## Task goal
Copy out the listing that follows exactly, dropping every picture.

** start Data excerpts **

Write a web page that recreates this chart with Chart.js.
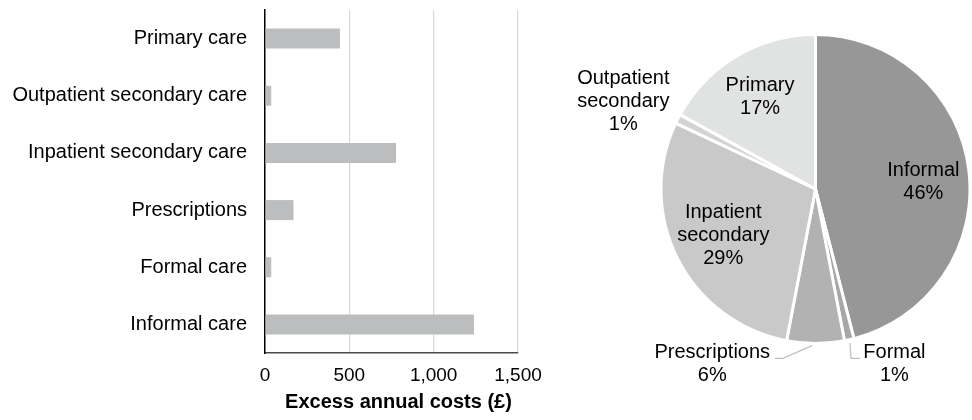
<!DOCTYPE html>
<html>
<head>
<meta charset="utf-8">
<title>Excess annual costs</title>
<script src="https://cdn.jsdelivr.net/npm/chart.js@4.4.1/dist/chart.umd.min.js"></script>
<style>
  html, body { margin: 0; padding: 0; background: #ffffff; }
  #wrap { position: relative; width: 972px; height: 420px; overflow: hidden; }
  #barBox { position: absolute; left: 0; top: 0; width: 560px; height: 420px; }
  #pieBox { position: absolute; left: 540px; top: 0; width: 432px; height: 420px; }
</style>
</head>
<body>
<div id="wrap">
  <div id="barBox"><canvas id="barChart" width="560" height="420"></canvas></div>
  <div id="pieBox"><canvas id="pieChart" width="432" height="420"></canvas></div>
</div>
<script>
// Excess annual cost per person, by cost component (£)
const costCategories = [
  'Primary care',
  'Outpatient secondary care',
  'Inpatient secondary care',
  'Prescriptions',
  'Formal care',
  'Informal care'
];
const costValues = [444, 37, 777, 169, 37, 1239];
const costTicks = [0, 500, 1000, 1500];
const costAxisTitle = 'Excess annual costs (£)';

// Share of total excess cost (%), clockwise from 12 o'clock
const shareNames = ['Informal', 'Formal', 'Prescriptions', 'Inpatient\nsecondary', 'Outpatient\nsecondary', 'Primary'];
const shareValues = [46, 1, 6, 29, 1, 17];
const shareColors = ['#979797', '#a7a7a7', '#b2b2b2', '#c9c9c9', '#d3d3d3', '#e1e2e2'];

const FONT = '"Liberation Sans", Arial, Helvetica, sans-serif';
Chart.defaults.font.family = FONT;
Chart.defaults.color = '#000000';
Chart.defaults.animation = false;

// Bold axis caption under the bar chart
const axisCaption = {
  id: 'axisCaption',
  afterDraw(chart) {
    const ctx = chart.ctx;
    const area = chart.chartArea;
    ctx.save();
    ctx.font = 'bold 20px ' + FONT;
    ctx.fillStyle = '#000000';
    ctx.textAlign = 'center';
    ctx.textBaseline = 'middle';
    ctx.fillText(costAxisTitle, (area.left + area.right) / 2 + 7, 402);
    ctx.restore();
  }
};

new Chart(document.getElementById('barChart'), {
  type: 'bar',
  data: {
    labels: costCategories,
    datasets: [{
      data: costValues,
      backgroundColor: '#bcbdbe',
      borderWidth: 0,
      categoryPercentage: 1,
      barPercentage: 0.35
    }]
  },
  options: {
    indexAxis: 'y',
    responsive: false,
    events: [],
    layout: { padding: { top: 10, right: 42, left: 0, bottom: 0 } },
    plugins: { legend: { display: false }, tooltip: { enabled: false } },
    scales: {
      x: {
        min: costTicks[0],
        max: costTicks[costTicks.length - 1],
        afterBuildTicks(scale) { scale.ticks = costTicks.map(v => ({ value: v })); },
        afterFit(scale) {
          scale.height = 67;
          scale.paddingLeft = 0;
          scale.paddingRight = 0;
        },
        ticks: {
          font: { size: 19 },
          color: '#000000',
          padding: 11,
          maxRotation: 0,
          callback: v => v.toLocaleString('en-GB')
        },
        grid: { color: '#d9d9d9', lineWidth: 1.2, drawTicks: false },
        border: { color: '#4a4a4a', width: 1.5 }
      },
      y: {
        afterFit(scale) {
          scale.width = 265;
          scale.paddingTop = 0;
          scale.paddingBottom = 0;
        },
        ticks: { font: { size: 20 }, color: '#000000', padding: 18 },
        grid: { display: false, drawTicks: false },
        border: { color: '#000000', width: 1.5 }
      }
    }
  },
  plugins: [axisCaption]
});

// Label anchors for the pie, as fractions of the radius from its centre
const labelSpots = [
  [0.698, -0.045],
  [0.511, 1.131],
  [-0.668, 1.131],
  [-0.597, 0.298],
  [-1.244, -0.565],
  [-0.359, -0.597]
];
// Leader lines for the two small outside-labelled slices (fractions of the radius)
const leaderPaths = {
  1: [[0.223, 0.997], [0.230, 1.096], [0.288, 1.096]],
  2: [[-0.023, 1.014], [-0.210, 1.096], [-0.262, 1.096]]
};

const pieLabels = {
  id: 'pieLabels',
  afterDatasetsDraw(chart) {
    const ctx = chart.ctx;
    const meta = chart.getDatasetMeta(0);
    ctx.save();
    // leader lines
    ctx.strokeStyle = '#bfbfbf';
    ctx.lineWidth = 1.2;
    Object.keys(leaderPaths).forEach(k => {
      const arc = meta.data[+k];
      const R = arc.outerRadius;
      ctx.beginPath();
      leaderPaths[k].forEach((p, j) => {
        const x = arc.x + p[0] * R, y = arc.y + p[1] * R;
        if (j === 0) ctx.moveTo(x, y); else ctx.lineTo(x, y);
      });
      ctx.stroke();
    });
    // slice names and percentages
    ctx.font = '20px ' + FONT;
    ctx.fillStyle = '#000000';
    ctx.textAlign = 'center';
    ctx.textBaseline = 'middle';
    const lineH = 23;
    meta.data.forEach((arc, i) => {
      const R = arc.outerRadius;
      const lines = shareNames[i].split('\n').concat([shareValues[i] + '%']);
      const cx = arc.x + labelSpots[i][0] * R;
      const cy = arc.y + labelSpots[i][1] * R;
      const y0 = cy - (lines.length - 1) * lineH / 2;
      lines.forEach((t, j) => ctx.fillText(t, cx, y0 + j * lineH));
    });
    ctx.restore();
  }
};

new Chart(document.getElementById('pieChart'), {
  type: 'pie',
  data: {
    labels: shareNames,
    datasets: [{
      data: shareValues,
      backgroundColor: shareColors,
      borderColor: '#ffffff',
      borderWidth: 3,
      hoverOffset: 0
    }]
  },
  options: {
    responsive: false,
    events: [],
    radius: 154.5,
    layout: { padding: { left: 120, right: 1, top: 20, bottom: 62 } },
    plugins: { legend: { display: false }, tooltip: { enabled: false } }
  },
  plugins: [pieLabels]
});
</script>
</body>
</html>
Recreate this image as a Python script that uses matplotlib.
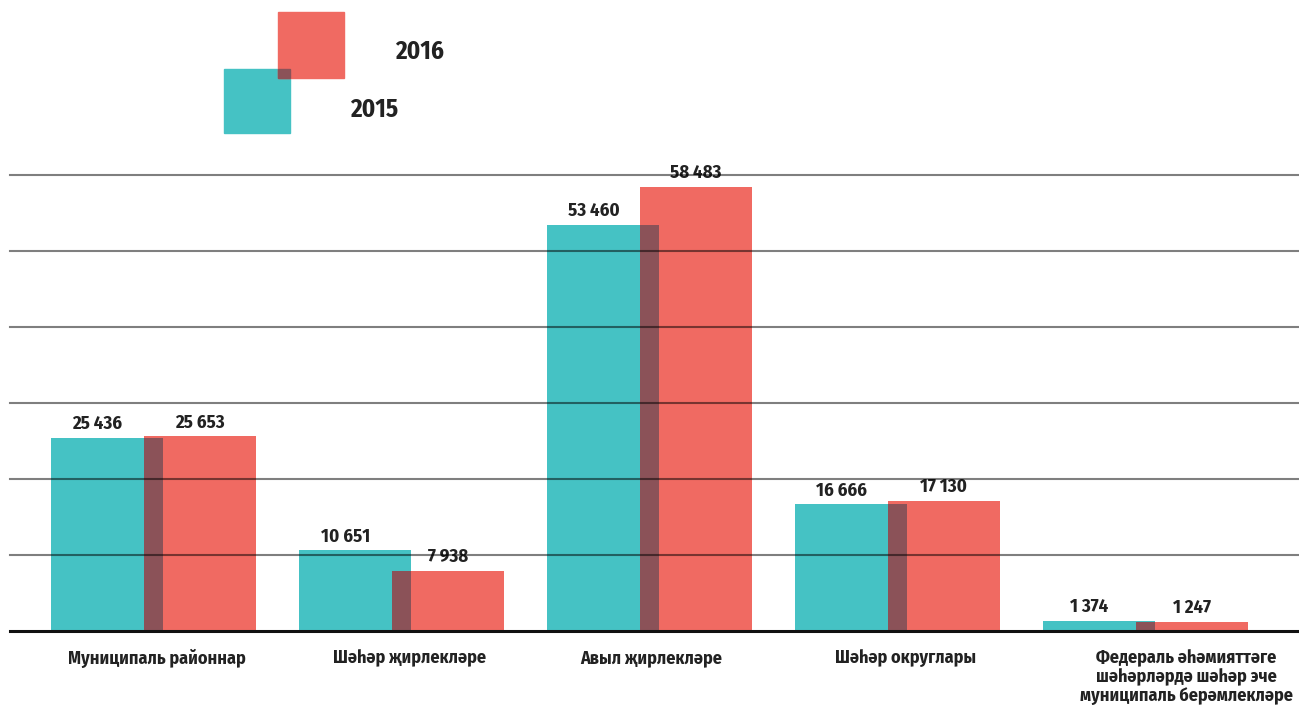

** end Data excerpts **

## Response
Write a web page that recreates this chart with Chart.js.
<!DOCTYPE html>
<html>
<head>
<meta charset="utf-8">
<title>Excess annual costs</title>
<script src="https://cdn.jsdelivr.net/npm/chart.js@4.4.1/dist/chart.umd.min.js"></script>
<style>
  html, body { margin: 0; padding: 0; background: #ffffff; }
  #wrap { position: relative; width: 972px; height: 420px; overflow: hidden; }
  #barBox { position: absolute; left: 0; top: 0; width: 560px; height: 420px; }
  #pieBox { position: absolute; left: 540px; top: 0; width: 432px; height: 420px; }
</style>
</head>
<body>
<div id="wrap">
  <div id="barBox"><canvas id="barChart" width="560" height="420"></canvas></div>
  <div id="pieBox"><canvas id="pieChart" width="432" height="420"></canvas></div>
</div>
<script>
// Excess annual cost per person, by cost component (£)
const costCategories = [
  'Primary care',
  'Outpatient secondary care',
  'Inpatient secondary care',
  'Prescriptions',
  'Formal care',
  'Informal care'
];
const costValues = [444, 37, 777, 169, 37, 1239];
const costTicks = [0, 500, 1000, 1500];
const costAxisTitle = 'Excess annual costs (£)';

// Share of total excess cost (%), clockwise from 12 o'clock
const shareNames = ['Informal', 'Formal', 'Prescriptions', 'Inpatient\nsecondary', 'Outpatient\nsecondary', 'Primary'];
const shareValues = [46, 1, 6, 29, 1, 17];
const shareColors = ['#979797', '#a7a7a7', '#b2b2b2', '#c9c9c9', '#d3d3d3', '#e1e2e2'];

const FONT = '"Liberation Sans", Arial, Helvetica, sans-serif';
Chart.defaults.font.family = FONT;
Chart.defaults.color = '#000000';
Chart.defaults.animation = false;

// Bold axis caption under the bar chart
const axisCaption = {
  id: 'axisCaption',
  afterDraw(chart) {
    const ctx = chart.ctx;
    const area = chart.chartArea;
    ctx.save();
    ctx.font = 'bold 20px ' + FONT;
    ctx.fillStyle = '#000000';
    ctx.textAlign = 'center';
    ctx.textBaseline = 'middle';
    ctx.fillText(costAxisTitle, (area.left + area.right) / 2 + 7, 402);
    ctx.restore();
  }
};

new Chart(document.getElementById('barChart'), {
  type: 'bar',
  data: {
    labels: costCategories,
    datasets: [{
      data: costValues,
      backgroundColor: '#bcbdbe',
      borderWidth: 0,
      categoryPercentage: 1,
      barPercentage: 0.35
    }]
  },
  options: {
    indexAxis: 'y',
    responsive: false,
    events: [],
    layout: { padding: { top: 10, right: 42, left: 0, bottom: 0 } },
    plugins: { legend: { display: false }, tooltip: { enabled: false } },
    scales: {
      x: {
        min: costTicks[0],
        max: costTicks[costTicks.length - 1],
        afterBuildTicks(scale) { scale.ticks = costTicks.map(v => ({ value: v })); },
        afterFit(scale) {
          scale.height = 67;
          scale.paddingLeft = 0;
          scale.paddingRight = 0;
        },
        ticks: {
          font: { size: 19 },
          color: '#000000',
          padding: 11,
          maxRotation: 0,
          callback: v => v.toLocaleString('en-GB')
        },
        grid: { color: '#d9d9d9', lineWidth: 1.2, drawTicks: false },
        border: { color: '#4a4a4a', width: 1.5 }
      },
      y: {
        afterFit(scale) {
          scale.width = 265;
          scale.paddingTop = 0;
          scale.paddingBottom = 0;
        },
        ticks: { font: { size: 20 }, color: '#000000', padding: 18 },
        grid: { display: false, drawTicks: false },
        border: { color: '#000000', width: 1.5 }
      }
    }
  },
  plugins: [axisCaption]
});

// Label anchors for the pie, as fractions of the radius from its centre
const labelSpots = [
  [0.698, -0.045],
  [0.511, 1.131],
  [-0.668, 1.131],
  [-0.597, 0.298],
  [-1.244, -0.565],
  [-0.359, -0.597]
];
// Leader lines for the two small outside-labelled slices (fractions of the radius)
const leaderPaths = {
  1: [[0.223, 0.997], [0.230, 1.096], [0.288, 1.096]],
  2: [[-0.023, 1.014], [-0.210, 1.096], [-0.262, 1.096]]
};

const pieLabels = {
  id: 'pieLabels',
  afterDatasetsDraw(chart) {
    const ctx = chart.ctx;
    const meta = chart.getDatasetMeta(0);
    ctx.save();
    // leader lines
    ctx.strokeStyle = '#bfbfbf';
    ctx.lineWidth = 1.2;
    Object.keys(leaderPaths).forEach(k => {
      const arc = meta.data[+k];
      const R = arc.outerRadius;
      ctx.beginPath();
      leaderPaths[k].forEach((p, j) => {
        const x = arc.x + p[0] * R, y = arc.y + p[1] * R;
        if (j === 0) ctx.moveTo(x, y); else ctx.lineTo(x, y);
      });
      ctx.stroke();
    });
    // slice names and percentages
    ctx.font = '20px ' + FONT;
    ctx.fillStyle = '#000000';
    ctx.textAlign = 'center';
    ctx.textBaseline = 'middle';
    const lineH = 23;
    meta.data.forEach((arc, i) => {
      const R = arc.outerRadius;
      const lines = shareNames[i].split('\n').concat([shareValues[i] + '%']);
      const cx = arc.x + labelSpots[i][0] * R;
      const cy = arc.y + labelSpots[i][1] * R;
      const y0 = cy - (lines.length - 1) * lineH / 2;
      lines.forEach((t, j) => ctx.fillText(t, cx, y0 + j * lineH));
    });
    ctx.restore();
  }
};

new Chart(document.getElementById('pieChart'), {
  type: 'pie',
  data: {
    labels: shareNames,
    datasets: [{
      data: shareValues,
      backgroundColor: shareColors,
      borderColor: '#ffffff',
      borderWidth: 3,
      hoverOffset: 0
    }]
  },
  options: {
    responsive: false,
    events: [],
    radius: 154.5,
    layout: { padding: { left: 120, right: 1, top: 20, bottom: 62 } },
    plugins: { legend: { display: false }, tooltip: { enabled: false } }
  },
  plugins: [pieLabels]
});
</script>
</body>
</html>
Recreate this image as a Python script that uses matplotlib.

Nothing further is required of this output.